If you work in an environment that uses chemicals, you may have seen hazardous chemical labels. These are required by the Occupational Safety and Health Administration (OSHA) as it works to comply with the GHS, or Globally Harmonized System.
Hazardous chemical labels appear on every chemical container and include important information to follow when using that chemical. Every label features six pieces of key information, and you can help yourself and others stay safe when you know what each section means.
Appearing in the top left corner of the label is the chemical’s name in big, bold letters. It can also include the code number and/or the batch number of the chemical. By knowing the chemical’s name, you can ensure you’re using the right substance for the right job. Misuse of a chemical can be dangerous and even deadly.

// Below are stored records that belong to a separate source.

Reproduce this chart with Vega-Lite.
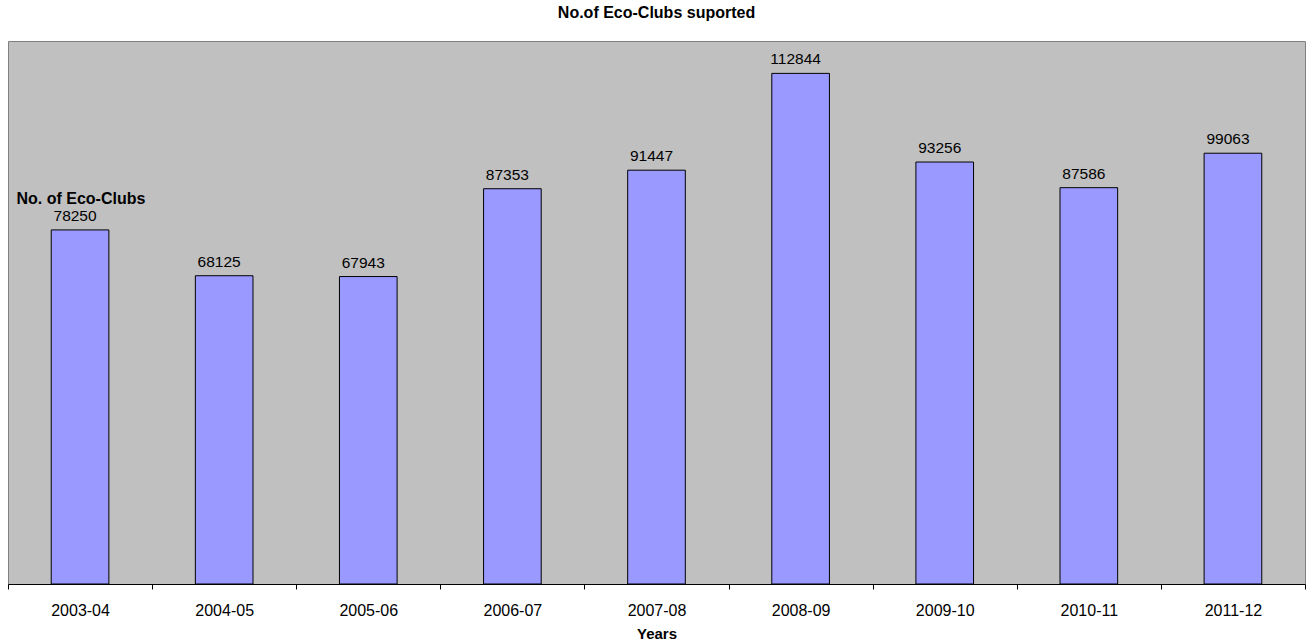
{
  "$schema": "https://vega.github.io/schema/vega-lite/v6.json",
  "width": 1297,
  "height": 543,
  "autosize": {"type": "none"},
  "padding": {"left": 8, "top": 41, "right": 6, "bottom": 60},
  "background": "white",
  "title": {"text": "No.of Eco-Clubs suported", "font": "Liberation Sans", "fontSize": 16, "fontWeight": "bold", "color": "black", "offset": 20, "anchor": "middle"},
  "config": {
    "view": {"fill": "#C0C0C0", "stroke": "#808080", "strokeWidth": 1}
  },
  "data": {"values": [
    {"year": "2003-04", "clubs": 78250, "label": "78250"},
    {"year": "2004-05", "clubs": 68125, "label": "68125"},
    {"year": "2005-06", "clubs": 67943, "label": "67943"},
    {"year": "2006-07", "clubs": 87353, "label": "87353"},
    {"year": "2007-08", "clubs": 91447, "label": "91447"},
    {"year": "2008-09", "clubs": 112844, "label": "112844"},
    {"year": "2009-10", "clubs": 93256, "label": "93256"},
    {"year": "2010-11", "clubs": 87586, "label": "87586"},
    {"year": "2011-12", "clubs": 95200, "label": "99063"}
  ]},
  "encoding": {
    "x": {"field": "year", "type": "nominal", "sort": null,
      "scale": {"paddingInner": 0, "paddingOuter": 0},
      "axis": {"title": "Years", "labelAngle": 0, "labelFont": "Liberation Sans", "labelFontSize": 16, "labelColor": "black", "labelPadding": 13,
        "titleFont": "Liberation Sans", "titleFontSize": 15, "titleFontWeight": "bold", "titleColor": "black", "titlePadding": 8,
        "domainColor": "black", "tickColor": "black", "tickSize": 5, "tickBand": "extent", "domainWidth": 1}},
    "y": {"field": "clubs", "type": "quantitative", "scale": {"domain": [0, 120000]},
      "axis": {"title": "No. of Eco-Clubs", "grid": false, "labels": false, "ticks": false, "domain": false,
        "titleAngle": 0, "titleAlign": "left", "titleBaseline": "middle", "titleX": 8, "titleY": 157,
        "titleFont": "Liberation Sans", "titleFontSize": 16, "titleFontWeight": "bold", "titleColor": "black"}}
  },
  "layer": [
    {"mark": {"type": "bar", "color": "#9999FF", "stroke": "black", "strokeWidth": 1, "width": {"band": 0.4}}},
    {"mark": {"type": "text", "dy": -9, "dx": -5, "baseline": "alphabetic", "font": "Liberation Sans", "fontSize": 15.5, "color": "black"},
      "encoding": {"text": {"field": "label", "type": "nominal"}}}
  ]
}
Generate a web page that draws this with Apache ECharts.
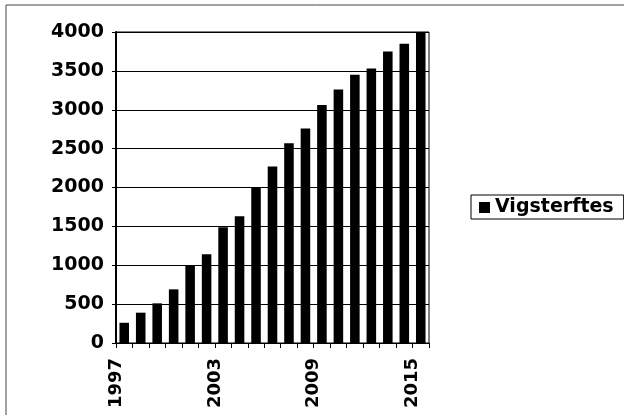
<!DOCTYPE html>
<html>
<head>
<meta charset="utf-8">
<script src="https://cdn.jsdelivr.net/npm/echarts@6/dist/echarts.min.js"></script>
<style>html,body{margin:0;padding:0;background:#fff}#c{width:624px;height:415px}</style>
</head>
<body>
<div id="c"></div>
<script>
const categories = ['1997','1998','1999','2000','2001','2002','2003','2004','2005','2006','2007','2008','2009','2010','2011','2012','2013','2014','2015'];
const values = [260, 390, 510, 690, 1000, 1140, 1490, 1630, 2000, 2270, 2570, 2760, 3060, 3260, 3450, 3530, 3750, 3850, 4000];
const tickLabels = ['1997','1998','1999','2000','2001','2002','2003','2004','2005','2006','2007','2008','2009','2010','2011','2012','2013','2014','2015','2016'];
const seriesName = 'Vigsterftes';

const FONT = 'DejaVu Sans';
const chart = echarts.init(document.getElementById('c'), null, {renderer: 'canvas'});
chart.setOption({
  animation: false,
  backgroundColor: '#fff',
  graphic: [{
    type: 'rect', shape: {x: 6, y: 5, width: 640, height: 430},
    style: {fill: 'none', stroke: '#444', lineWidth: 1}, z: -1
  }],
  grid: {left: 116, right: 195, top: 32, bottom: 72, show: true, borderColor: '#000', borderWidth: 1, backgroundColor: 'transparent'},
  legend: {
    data: [seriesName], left: 471, top: 195, orient: 'vertical',
    padding: [3, 10, 2, 8], itemWidth: 11, itemHeight: 11,
    borderColor: '#000', borderWidth: 1, icon: 'rect',
    textStyle: {fontFamily: FONT, fontWeight: 'bold', fontSize: 19, color: '#000'}
  },
  xAxis: [{
    type: 'category', data: categories, boundaryGap: true,
    axisLine: {lineStyle: {color: '#000', width: 1}},
    axisTick: {show: true, interval: 0, length: 5, lineStyle: {color: '#000'}},
    axisLabel: {show: false}
  }, {
    type: 'category', data: tickLabels, boundaryGap: false, position: 'bottom',
    axisLine: {show: false}, axisTick: {show: false},
    axisLabel: {interval: 5, rotate: 90, margin: 15, fontFamily: FONT, fontWeight: 'bold', fontSize: 18, color: '#000'}
  }],
  yAxis: {
    type: 'value', min: 0, max: 4000, interval: 500,
    axisLine: {show: true, lineStyle: {color: '#000', width: 2}},
    axisTick: {show: true, length: 4, lineStyle: {color: '#000'}},
    splitLine: {show: true, lineStyle: {color: '#000', width: 1}},
    axisLabel: {margin: 12, fontFamily: FONT, fontWeight: 'bold', fontSize: 19, color: '#000',
      formatter: function (v) { return String(v); }}
  },
  series: [{
    name: seriesName, type: 'bar', data: values, xAxisIndex: 0,
    barCategoryGap: '42%', itemStyle: {color: '#000'}
  }]
});
</script>
</body>
</html>
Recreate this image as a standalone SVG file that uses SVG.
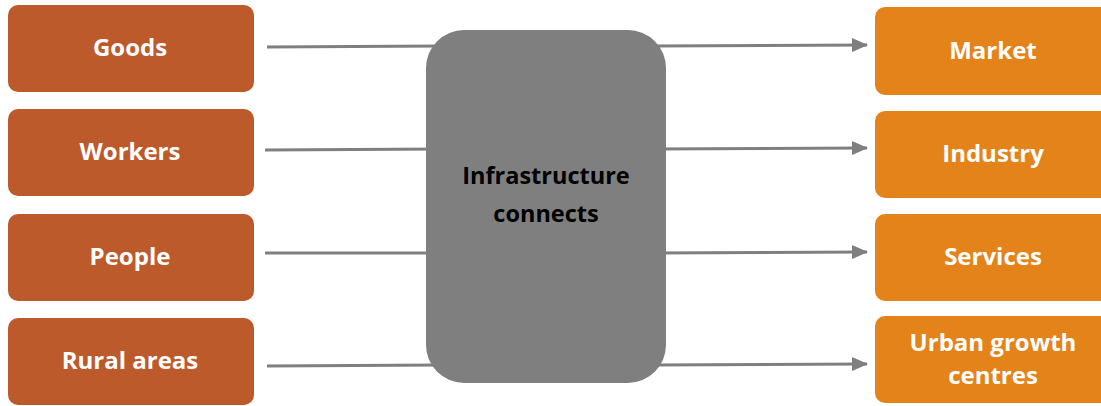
<svg xmlns="http://www.w3.org/2000/svg" width="1101" height="406" viewBox="0 0 1101 406">
<defs>
<marker id="ah" markerWidth="16" markerHeight="14" refX="15" refY="7" orient="auto" markerUnits="userSpaceOnUse">
<path d="M0,0 L16,7 L0,14 Z" fill="#7f7f7f"/>
</marker>
<style>
.l{fill:#bd5a2c}
.r{fill:#e4831a}
.t{font-family:"Open Sans","Noto Sans",sans-serif;font-weight:bold;font-size:24px;fill:#fff;text-anchor:middle}
.c{font-family:"Open Sans","Noto Sans",sans-serif;font-weight:bold;font-size:23.5px;fill:#000;text-anchor:middle}
.ln{stroke:#7f7f7f;stroke-width:3;fill:none}
</style>
</defs>
<rect width="1101" height="406" fill="#fff"/>
<g id="connectors">
<line class="ln" x1="267" y1="47" x2="440" y2="46"/>
<line class="ln" x1="265" y1="150" x2="440" y2="149"/>
<line class="ln" x1="265" y1="253" x2="440" y2="253"/>
<line class="ln" x1="267" y1="366" x2="440" y2="365"/>
<line class="ln" x1="655" y1="46" x2="867" y2="45" marker-end="url(#ah)"/>
<line class="ln" x1="655" y1="149" x2="867" y2="148" marker-end="url(#ah)"/>
<line class="ln" x1="655" y1="253" x2="867" y2="252" marker-end="url(#ah)"/>
<line class="ln" x1="655" y1="365" x2="867" y2="364" marker-end="url(#ah)"/>
</g>
<g id="hub">
<rect x="426" y="30" width="240" height="353" rx="38" fill="#7f7f7f"/>
<text class="c" x="546" y="184">Infrastructure</text>
<text class="c" x="546" y="222">connects</text>
</g>
<g id="goods"><rect class="l" x="8" y="5" width="246" height="87" rx="10"/><text class="t" x="130" y="56">Goods</text></g>
<g id="workers"><rect class="l" x="8" y="109" width="246" height="87" rx="10"/><text class="t" x="130" y="160">Workers</text></g>
<g id="people"><rect class="l" x="8" y="214" width="246" height="87" rx="10"/><text class="t" x="130" y="265">People</text></g>
<g id="rural"><rect class="l" x="8" y="318" width="246" height="87" rx="10"/><text class="t" x="130" y="369">Rural areas</text></g>
<g id="market"><rect class="r" x="875" y="7" width="240" height="88" rx="10"/><text class="t" x="993" y="59">Market</text></g>
<g id="industry"><rect class="r" x="875" y="111" width="240" height="87" rx="10"/><text class="t" x="993" y="162">Industry</text></g>
<g id="services"><rect class="r" x="875" y="214" width="240" height="87" rx="10"/><text class="t" x="993" y="265">Services</text></g>
<g id="urban"><rect class="r" x="875" y="316" width="240" height="87" rx="10"/><text class="t" x="993" y="351">Urban growth</text><text class="t" x="993" y="384">centres</text></g>
</svg>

Next on the label is one of two words: danger or warning. Chemicals that present a severe hazard are labeled with the word danger. Be especially cautious when using these. Since all chemicals should be used carefully, others are labeled with the word warning, to note a less severe hazard.
What danger does the chemical present? In the middle left-hand side of the label, you’ll see specific information about the type of danger presented by the chemical. The label could include one or multiple hazard statements, especially if it presents a severe hazard.
These appear at the bottom left side of the label and provide the following information to follow when using the chemical:
- How to minimize exposure to the chemical
- What to do if you’re exposed
- Proper chemical storage
- How to dispose of the chemical
This information appears along the bottom of the label and includes the name, address, website and phone number of the chemical’s supplier.
On the right side of the label, you’ll find a graphic showing the potential hazards presented by the chemical in easy-to-read picture format. Depending on the severity of the hazard, multiple pictograms could appear.
Ask if you have questions
If you’re unsure of the proper way to use a chemical, always ask your supervisor! It’s better to be safe than sorry, rather than place yourself and others in danger.